Natalia Martinez-Kalinina is a Miami leader convinced that we need more proactive efforts to truly engage all of our city into the conversation driving our future.
I am committed to Miami because we are a city in our adolescence. As any teenager does, we have pockets of energy, a broad range of interests, a long list of capabilities, and a lot of work to do ahead of maturing and growing into our adult self. We are a young city with an incredible fabric, a welcoming spirit, a history of survival brought by the waves of immigrants that have built it, and an evolving geographic and demographic profile. Most importantly, we straddle ambiguities and complexities and we are not afraid of change and reinvention.
In tandem, we have a lot of work to do. Our disparate elements and energies need to find a common strategic narrative, our institutions and public/private partnerships need to embrace elements of creative and people-centered problem-solving, we need to engage with the levers that will create a more civically engaged population, and we need to take the next step in becoming both an innovative and an inclusive leading metropolis.
All of these factors converge to create an opportunity that as unique as it is remarkable. Miami has all of the traits necessary to create the landmark city of the next century and we have the energy and the will to become it. I am personally motivated to stay here because I consider it a privilege to have the opportunity to work hand in hand with so many others who recognize the importance of the next chapter for Miami.

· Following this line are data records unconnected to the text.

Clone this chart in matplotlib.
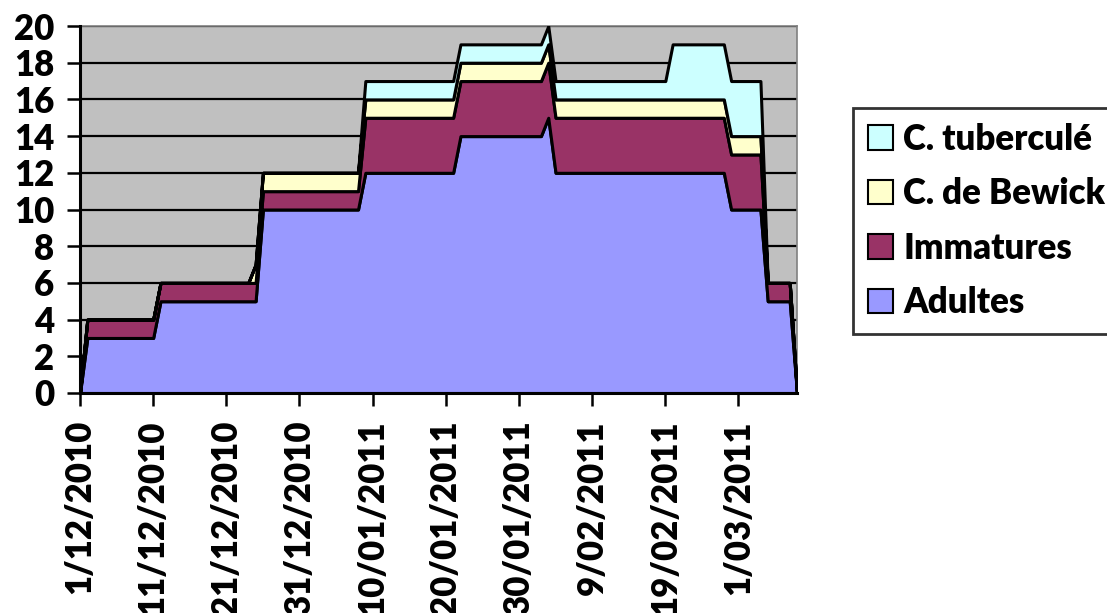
import datetime as dt
import matplotlib
matplotlib.use("Agg")
import matplotlib.pyplot as plt

# ---- data ----
dates = ["2010-12-01", "2010-12-02", "2010-12-11", "2010-12-12", "2010-12-24",
         "2010-12-25", "2010-12-26", "2011-01-08", "2011-01-09", "2011-01-21",
         "2011-01-22", "2011-02-02", "2011-02-03", "2011-02-04", "2011-02-19",
         "2011-02-20", "2011-02-27", "2011-02-28", "2011-03-04", "2011-03-05",
         "2011-03-08", "2011-03-09"]
adultes    = [0, 3, 3, 5, 5, 5, 10, 10, 12, 12, 14, 14, 15, 12, 12, 12, 12, 10, 10, 5, 5, 0]
immatures  = [0, 1, 1, 1, 1, 1, 1, 1, 3, 3, 3, 3, 3, 3, 3, 3, 3, 3, 3, 1, 1, 0]
bewick     = [0, 0, 0, 0, 0, 1, 1, 1, 1, 1, 1, 1, 1, 1, 1, 1, 1, 1, 1, 0, 0, 0]
tubercule  = [0, 0, 0, 0, 0, 0, 0, 0, 1, 1, 1, 1, 1, 1, 1, 3, 3, 3, 3, 0, 0, 0]
series_names = ["Adultes", "Immatures", "C. de Bewick", "C. tuberculé"]
tick_dates = ["2010-12-01", "2010-12-11", "2010-12-21", "2010-12-31", "2011-01-10",
              "2011-01-20", "2011-01-30", "2011-02-09", "2011-02-19", "2011-03-01"]
tick_labels = ["1/12/2010", "11/12/2010", "21/12/2010", "31/12/2010", "10/01/2011",
               "20/01/2011", "30/01/2011", "9/02/2011", "19/02/2011", "1/03/2011"]
y_ticks = [0, 2, 4, 6, 8, 10, 12, 14, 16, 18, 20]

colors = ["#9999FF", "#993366", "#FFFFCC", "#CCFFFF"]

FAM = ['Lato', 'DejaVu Sans']
plt.rcParams['font.family'] = FAM
FS = 25
W = 'heavy'

x = [dt.datetime.strptime(d, "%Y-%m-%d") for d in dates]
xt = [dt.datetime.strptime(d, "%Y-%m-%d") for d in tick_dates]

fig = plt.figure(figsize=(11.07, 6.13), dpi=100)
ax = fig.add_axes([80/1107, 1-393/613, (797-80)/1107, (393-26)/613])
ax.set_facecolor("#C0C0C0")

ax.stackplot(x, adultes, immatures, bewick, tubercule, colors=colors,
             labels=series_names, edgecolor="black", linewidth=2.2, zorder=3)

ax.set_xlim(x[0], x[-1])
ax.set_ylim(0, 20)
ax.set_yticks(y_ticks)
ax.set_yticklabels([str(v) for v in y_ticks], fontsize=FS, fontweight=W)
ax.set_xticks(xt)
ax.set_xticklabels(tick_labels, rotation=90, fontsize=FS, fontweight=W,
                   ha='center', va='top')
ax.grid(axis='y', color='black', linewidth=1.6, zorder=1)
ax.set_axisbelow(True)
ax.tick_params(axis='both', direction='out', length=9.5, width=1.8, color='black')
ax.tick_params(axis='y', pad=9)
ax.tick_params(axis='x', pad=10)
for s in ['left', 'bottom']:
    ax.spines[s].set_color('black')
    ax.spines[s].set_linewidth(2.2)
    ax.spines[s].set_zorder(5)
for s in ['top', 'right']:
    ax.spines[s].set_color('#808080')
    ax.spines[s].set_linewidth(1.2)

handles, labels = ax.get_legend_handles_labels()
leg = fig.legend(handles[::-1], labels[::-1], loc='upper left',
                 bbox_to_anchor=(853/1107, 1-108/613), frameon=True, fancybox=False,
                 edgecolor='black', prop={'family': FAM, 'weight': W, 'size': FS},
                 handlelength=0.72, handleheight=0.72, handletextpad=0.3,
                 labelspacing=0.62, borderpad=0.42, borderaxespad=0)
leg.get_frame().set_linewidth(2)
for h in leg.legend_handles:
    h.set_edgecolor('black')
    h.set_linewidth(1.5)

fig.savefig("out.png", dpi=100)
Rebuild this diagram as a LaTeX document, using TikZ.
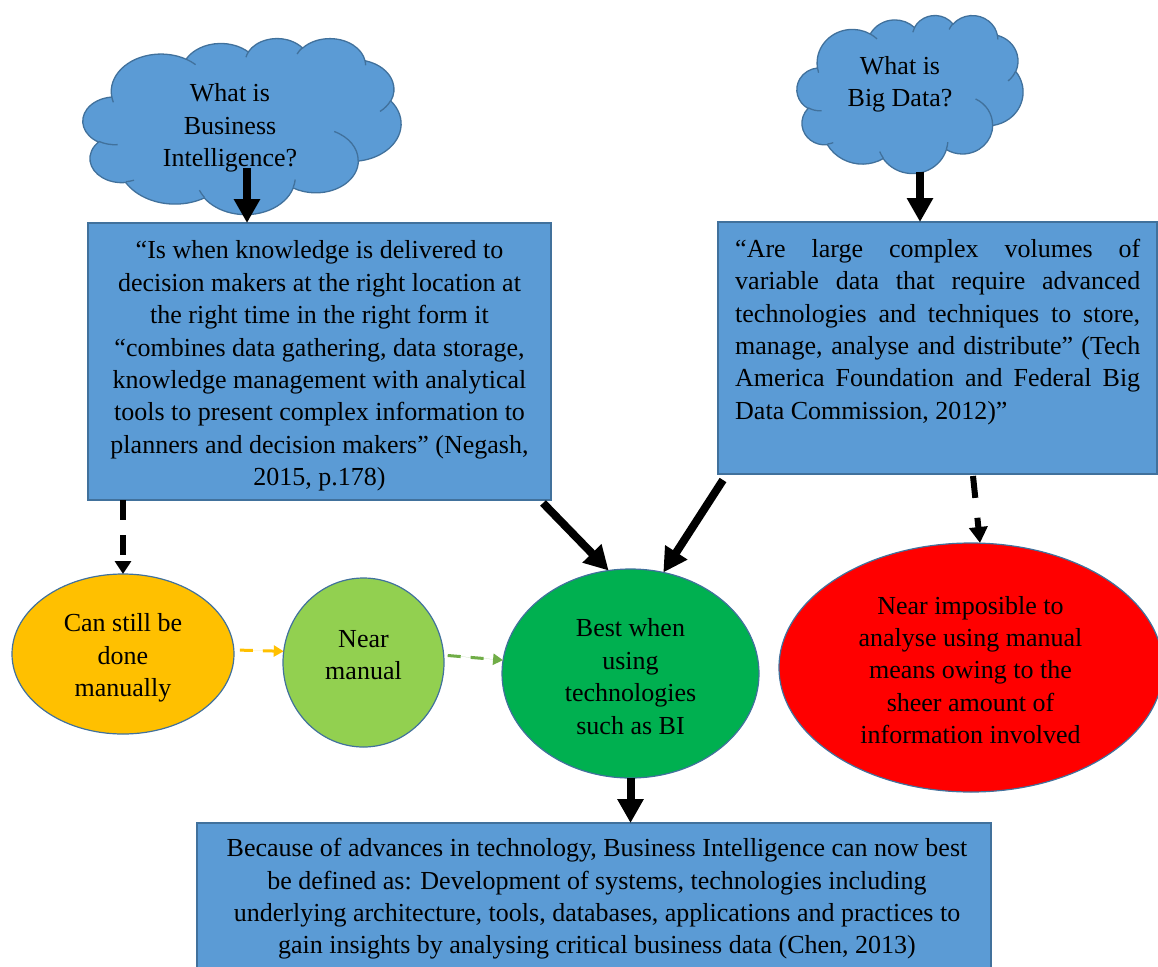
\documentclass[tikz,border=0pt]{standalone}
\usepackage{fontspec}
\setmainfont{Liberation Serif}
\usetikzlibrary{arrows.meta,shapes.geometric}

\definecolor{boxblue}{HTML}{5B9BD5}
\definecolor{edgeblue}{HTML}{41719C}
\definecolor{ballorange}{HTML}{FFC000}
\definecolor{balllime}{HTML}{92D050}
\definecolor{ballgreen}{HTML}{00B050}
\definecolor{ballred}{HTML}{FF0000}
\definecolor{dashlime}{HTML}{70AD47}

\tikzset{
  bodytext/.style={font=\fontsize{26}{32.4}\selectfont, align=center, inner sep=0pt},
  bluebox/.style={rectangle, fill=boxblue, draw=edgeblue, line width=1.3pt,
    inner sep=0pt, outer sep=0pt},
  cloudframe/.style={rectangle, inner sep=0pt, outer sep=0pt},
  cloudline/.style={draw=edgeblue, line width=1.3pt},
  ball/.style={ellipse, draw=edgeblue, line width=1.2pt, inner sep=0pt, outer sep=0pt},
  bigarrow/.style={draw=black, line width=8pt, -{Triangle[width=25pt,length=24pt]}},
  dasharrow/.style={draw=black, line width=6pt, dash pattern=on 20pt off 15pt,
    -{Triangle[width=16pt,length=13pt]}},
  thindash/.style={line width=3pt, dash pattern=on 13pt off 10pt,
    -{Triangle[width=11pt,length=10pt]}},
  % elliptical arc given by radii, start direction and sweep (degrees)
  ocarc/.style n args={4}{insert path={
    arc[start angle={atan2(#1*sin(#3),#2*cos(#3))},
        delta angle={mod(atan2(#1*sin(#3+#4),#2*cos(#3+#4))-atan2(#1*sin(#3),#2*cos(#3))+720,360)},
        x radius=#1, y radius=#2]}}
}

% cloud outline in a 432 x 432 frame placed on the node #1
\newcommand\puffycloud[3]{%
  \begin{scope}[shift={(#1.north west)}, x=#2pt, y=-#3pt]
    \path[fill=boxblue, cloudline] (39.00,143.70)
      [ocarc={67.53}{91.90}{-190.4875}{123.7805}]
      [ocarc={53.33}{72.67}{-144.1024}{89.9452}]
      [ocarc={43.65}{59.45}{-145.8079}{99.7230}]
      [ocarc={48.57}{65.95}{-130.9861}{117.2417}]
      [ocarc={53.33}{72.73}{-78.7089}{109.0269}]
      [ocarc={67.75}{92.20}{-46.2673}{130.2690}]
      [ocarc={57.85}{78.67}{0.6250}{114.0333}]
      [ocarc={67.52}{92.15}{22.4516}{115.1726}]
      [ocarc={77.20}{105.43}{66.2426}{75.7110}]
      [ocarc={43.60}{59.18}{-274.9421}{146.7356}]
      [ocarc={43.45}{59.45}{-246.8285}{152.5189}] -- cycle;
    \path[cloudline]
      (46.93,261.77) [ocarc={43.45}{59.45}{86.7420}{26.4295}]
      (69.28,348.99) [ocarc={43.60}{59.18}{73.6105}{11.4475}]
      (164.78,390.90) [ocarc={67.52}{92.15}{137.6242}{14.0811}]
      (288.27,347.51) [ocarc={67.52}{92.15}{6.4533}{15.9984}]
      (341.29,229.54) [ocarc={57.85}{78.67}{-70.2924}{70.9174}]
      (417.98,153.54) [ocarc={53.33}{72.73}{30.3180}{27.7515}]
      (383.24,54.26) [ocarc={48.57}{65.95}{-13.7443}{14.8589}]
      (290.78,39.52) [ocarc={48.57}{65.95}{-149.1815}{18.1954}]
      (221.41,47.20) [ocarc={43.65}{59.45}{-163.4943}{17.6864}]
      (140.00,51.92) [ocarc={67.53}{91.90}{-66.7070}{12.3194}]
      (41.27,157.89) [ocarc={67.53}{91.90}{157.6544}{11.8582}];
  \end{scope}}

\begin{document}
\begin{tikzpicture}[x=1pt,y=-1pt]
\useasboundingbox (0,0) rectangle (1158,966);
\clip (0,0) rectangle (1158,966);

% question clouds
\node[cloudframe, minimum width=318, minimum height=176] (cloudA) at (242,126) {};
\puffycloud{cloudA}{0.73611}{0.40741}
\node[bodytext] (cloudAtext) at (230,128) {What is\\Business\\Intelligence?};
\node[cloudframe, minimum width=226, minimum height=158] (cloudB) at (910,94) {};
\puffycloud{cloudB}{0.52315}{0.36574}
\node[bodytext] (cloudBtext) at (900,84) {What is\\Big Data?};

% definition boxes
\node[bluebox, minimum width=463, minimum height=277] (box1) at (319.5,361.5) {};
\node[bodytext] (box1text) at (319.5,366)
  {“Is when knowledge is delivered to\\
   decision makers at the right location at\\
   the right time in the right form it\\
   “combines data gathering, data storage,\\
   knowledge management with analytical\\
   tools to present complex information to\\
   planners and decision makers” (Negash,\\
   2015, p.178)};
\node[bluebox, minimum width=439, minimum height=252] (box2) at (937.5,348) {};
\node[bodytext, align=left, anchor=west] (box2text) at (735,332)
  {\makebox[405pt][s]{“Are large complex volumes of}\\
   \makebox[405pt][s]{variable data that require advanced}\\
   \makebox[405pt][s]{technologies and techniques to store,}\\
   \makebox[405pt][s]{manage, analyse and distribute” (Tech}\\
   \makebox[405pt][s]{America Foundation and Federal Big}\\
   Data Commission, 2012)”};

% outcome ellipses
\node[ball, fill=ballorange, minimum width=222, minimum height=160] (orange) at (123,654) {};
\node[bodytext] (orangetext) at (123,658) {Can still be\\done\\manually};
\node[ball, fill=balllime, minimum width=161, minimum height=169] (near) at (363.5,662.5) {};
\node[bodytext] (neartext) at (363.5,655) {Near\\manual};
\node[ball, fill=ballgreen, minimum width=257, minimum height=209] (best) at (630.5,673.5) {};
\node[bodytext] (besttext) at (630.5,676.5) {Best when\\using\\technologies\\such as BI};
\node[ball, fill=ballred, minimum width=384, minimum height=249] (red) at (971,667.5) {};
\node[bodytext] (redtext) at (970.5,670)
  {Near imposible to\\analyse using manual\\means owing to the\\sheer amount of\\information involved};

% conclusion box
\node[bluebox, minimum width=794, minimum height=154] (bottom) at (594,900) {};
\node[bodytext] (bottomtext) at (597,899)
  {Because of advances in technology, Business Intelligence can now best\\
   be defined as: Development of systems, technologies including\\
   underlying architecture, tools, databases, applications and practices to\\
   gain insights by analysing critical business data (Chen, 2013)};

% connectors
\coordinate (a1start) at ([shift={(5,42)}]cloudA.center);
\coordinate (a2start) at ([shift={(10,78)}]cloudB.center);
\draw[bigarrow] (a1start) -- (a1start |- box1.north);
\draw[bigarrow] (a2start) -- (a2start |- box2.north);
\draw[dasharrow] (orange.north |- box1.south) -- (orange.north);
\draw[bigarrow] ([shift={(-8,3)}]box1.south east) -- (best.102);
\draw[bigarrow] ([shift={(5,6)}]box2.south west) -- (best.72);
\draw[dasharrow, line width=6pt, -{Triangle[width=18pt,length=16pt]},
  dash pattern=on 22pt off 20pt] ([shift={(35.5,2)}]box2.south) -- ([xshift=9pt]red.north);
\draw[thindash, draw=ballorange, fill=ballorange] ([xshift=6pt]orange.2) -- (near.172);
\draw[thindash, draw=dashlime, fill=dashlime] ([xshift=4pt]near.5) -- (best.174);
\draw[bigarrow] (best.south) -- (best.south |- bottom.north);
\end{tikzpicture}
\end{document}
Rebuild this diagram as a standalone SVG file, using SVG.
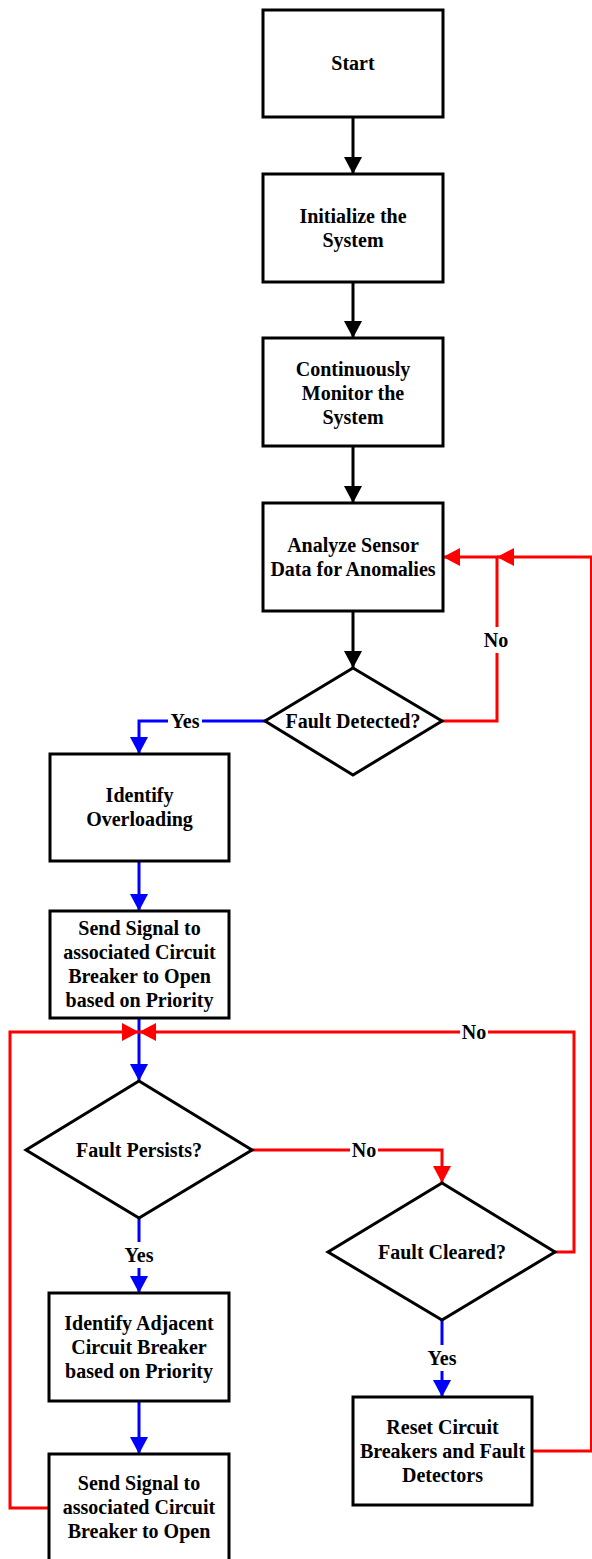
<svg xmlns="http://www.w3.org/2000/svg" width="592" height="1559" viewBox="0 0 592 1559">
<style>
.box{fill:#fff;stroke:#000;stroke-width:3}
.t{font-family:"Liberation Serif","Times New Roman",serif;font-weight:bold;font-size:20px;text-anchor:middle;fill:#000}
.k{fill:none;stroke:#000;stroke-width:3}
.b{fill:none;stroke:#0000ff;stroke-width:3}
.r{fill:none;stroke:#ff0000;stroke-width:3}
.bg{fill:#fff}
</style>
<defs>
<marker id="ak" markerUnits="userSpaceOnUse" markerWidth="18" markerHeight="18" refX="17" refY="9" orient="auto"><path d="M0,0 L17,9 L0,18 z" fill="#000"/></marker>
<marker id="ab" markerUnits="userSpaceOnUse" markerWidth="18" markerHeight="18" refX="17" refY="9" orient="auto"><path d="M0,0 L17,9 L0,18 z" fill="#0000ff"/></marker>
<marker id="ar" markerUnits="userSpaceOnUse" markerWidth="18" markerHeight="18" refX="17" refY="9" orient="auto"><path d="M0,0 L17,9 L0,18 z" fill="#ff0000"/></marker>
</defs>
<g id="connectors">
<path class="k" d="M353,117 V174" marker-end="url(#ak)"/>
<path class="k" d="M353,282 V338" marker-end="url(#ak)"/>
<path class="k" d="M353,446 V503" marker-end="url(#ak)"/>
<path class="k" d="M353,611 V668" marker-end="url(#ak)"/>
<path class="r" d="M442,721 H497 V557 H443" marker-end="url(#ar)"/>
<path class="b" d="M265,721 H139 V754" marker-end="url(#ab)"/>
<path class="b" d="M139,861 V911" marker-end="url(#ab)"/>
<path class="b" d="M139,1018 V1081" marker-end="url(#ab)"/>
<path class="r" d="M252,1150 H442 V1183" marker-end="url(#ar)"/>
<path class="b" d="M139,1218 V1293" marker-end="url(#ab)"/>
<path class="b" d="M139,1401 V1454" marker-end="url(#ab)"/>
<path class="r" d="M49,1508 H10 V1032 H139" marker-end="url(#ar)"/>
<path class="r" d="M555,1252 H574 V1032 H139" marker-end="url(#ar)"/>
<path class="b" d="M442,1320 V1397" marker-end="url(#ab)"/>
<path class="r" d="M532,1451 H591.5 V557 H497" marker-end="url(#ar)"/>
<rect class="bg" x="482" y="627" width="28" height="26"/>
<text class="t" x="496" y="647">No</text>
<rect class="bg" x="168" y="708" width="34" height="26"/>
<text class="t" x="185" y="728">Yes</text>
<rect class="bg" x="350" y="1137" width="28" height="26"/>
<text class="t" x="364" y="1157">No</text>
<rect class="bg" x="122" y="1242" width="34" height="26"/>
<text class="t" x="139" y="1262">Yes</text>
<rect class="bg" x="460" y="1019" width="28" height="26"/>
<text class="t" x="474" y="1039">No</text>
<rect class="bg" x="425" y="1345" width="34" height="26"/>
<text class="t" x="442" y="1365">Yes</text>
</g>
<g id="start"><rect class="box" x="263" y="10" width="180" height="107"/><text class="t" x="353" y="70">Start</text></g>
<g id="init"><rect class="box" x="263" y="174" width="180" height="108"/><text class="t" x="353" y="223">Initialize the</text><text class="t" x="353" y="247">System</text></g>
<g id="monitor"><rect class="box" x="263" y="338" width="180" height="108"/><text class="t" x="353" y="376">Continuously</text><text class="t" x="353" y="400">Monitor the</text><text class="t" x="353" y="424">System</text></g>
<g id="analyze"><rect class="box" x="263" y="503" width="180" height="108"/><text class="t" x="353" y="552">Analyze Sensor</text><text class="t" x="353" y="576">Data for Anomalies</text></g>
<g id="faultDetected"><polygon class="box" points="353,668 442,721 353,775 265,721"/><text class="t" x="353" y="728">Fault Detected?</text></g>
<g id="overloading"><rect class="box" x="50" y="754" width="179" height="107"/><text class="t" x="139.5" y="802">Identify</text><text class="t" x="139.5" y="826">Overloading</text></g>
<g id="sendSignal1"><rect class="box" x="50" y="911" width="179" height="107"/><text class="t" x="139.5" y="935">Send Signal to</text><text class="t" x="139.5" y="959">associated Circuit</text><text class="t" x="139.5" y="983">Breaker to Open</text><text class="t" x="139.5" y="1007">based on Priority</text></g>
<g id="faultPersists"><polygon class="box" points="139,1081 252,1150 139,1218 26,1150"/><text class="t" x="139" y="1157">Fault Persists?</text></g>
<g id="faultCleared"><polygon class="box" points="442,1183 555,1252 442,1320 328,1252"/><text class="t" x="442" y="1259">Fault Cleared?</text></g>
<g id="adjacent"><rect class="box" x="49" y="1293" width="180" height="108"/><text class="t" x="139" y="1330">Identify Adjacent</text><text class="t" x="139" y="1354">Circuit Breaker</text><text class="t" x="139" y="1378">based on Priority</text></g>
<g id="sendSignal2"><rect class="box" x="49" y="1454" width="180" height="107"/><text class="t" x="139" y="1490">Send Signal to</text><text class="t" x="139" y="1514">associated Circuit</text><text class="t" x="139" y="1538">Breaker to Open</text></g>
<g id="reset"><rect class="box" x="353" y="1397" width="179" height="108"/><text class="t" x="442.5" y="1434">Reset Circuit</text><text class="t" x="442.5" y="1458">Breakers and Fault</text><text class="t" x="442.5" y="1482">Detectors</text></g>
</svg>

WHAT’S THE MOST PRESSING ISSUE TO SOLVE ON YOUR LIST?
WHY? HOW CAN WE SOLVE IT?
I am of the opinion that our assets and liabilities as a city are intrinsically linked. I sometimes use the phrase, “what has got us here, won’t necessarily get us there,” and firmly believe this accurately describes Miami at this moment. We are a city that bridges the Americas and that thrives in a truly diverse and plural environment. Without question, this crossroads and heterogeneity are assets and advantages, but they are also a liability if we do not learn how to bridge the gaps that still exist in those areas. As an example, we are plural but we remain demographically and geographically segregated, and although we prize diversity and inclusion, we need more proactive efforts to truly engage all of our city into the conversation driving our future. Similarly, we are already cemented as the logistics and travel hub of the Americas, but have much work to do around creating tangible and bidirectional exchange around though leadership. Our areas of overlap with other markets – such as health and biotech with Boston or Argentina – are underdeveloped and our conversations around meaningful investment exchange remains superficial. In order to be regarded seriously as a hemispheric hub, we have to define and execute a clearer vision for both exchange and inclusion.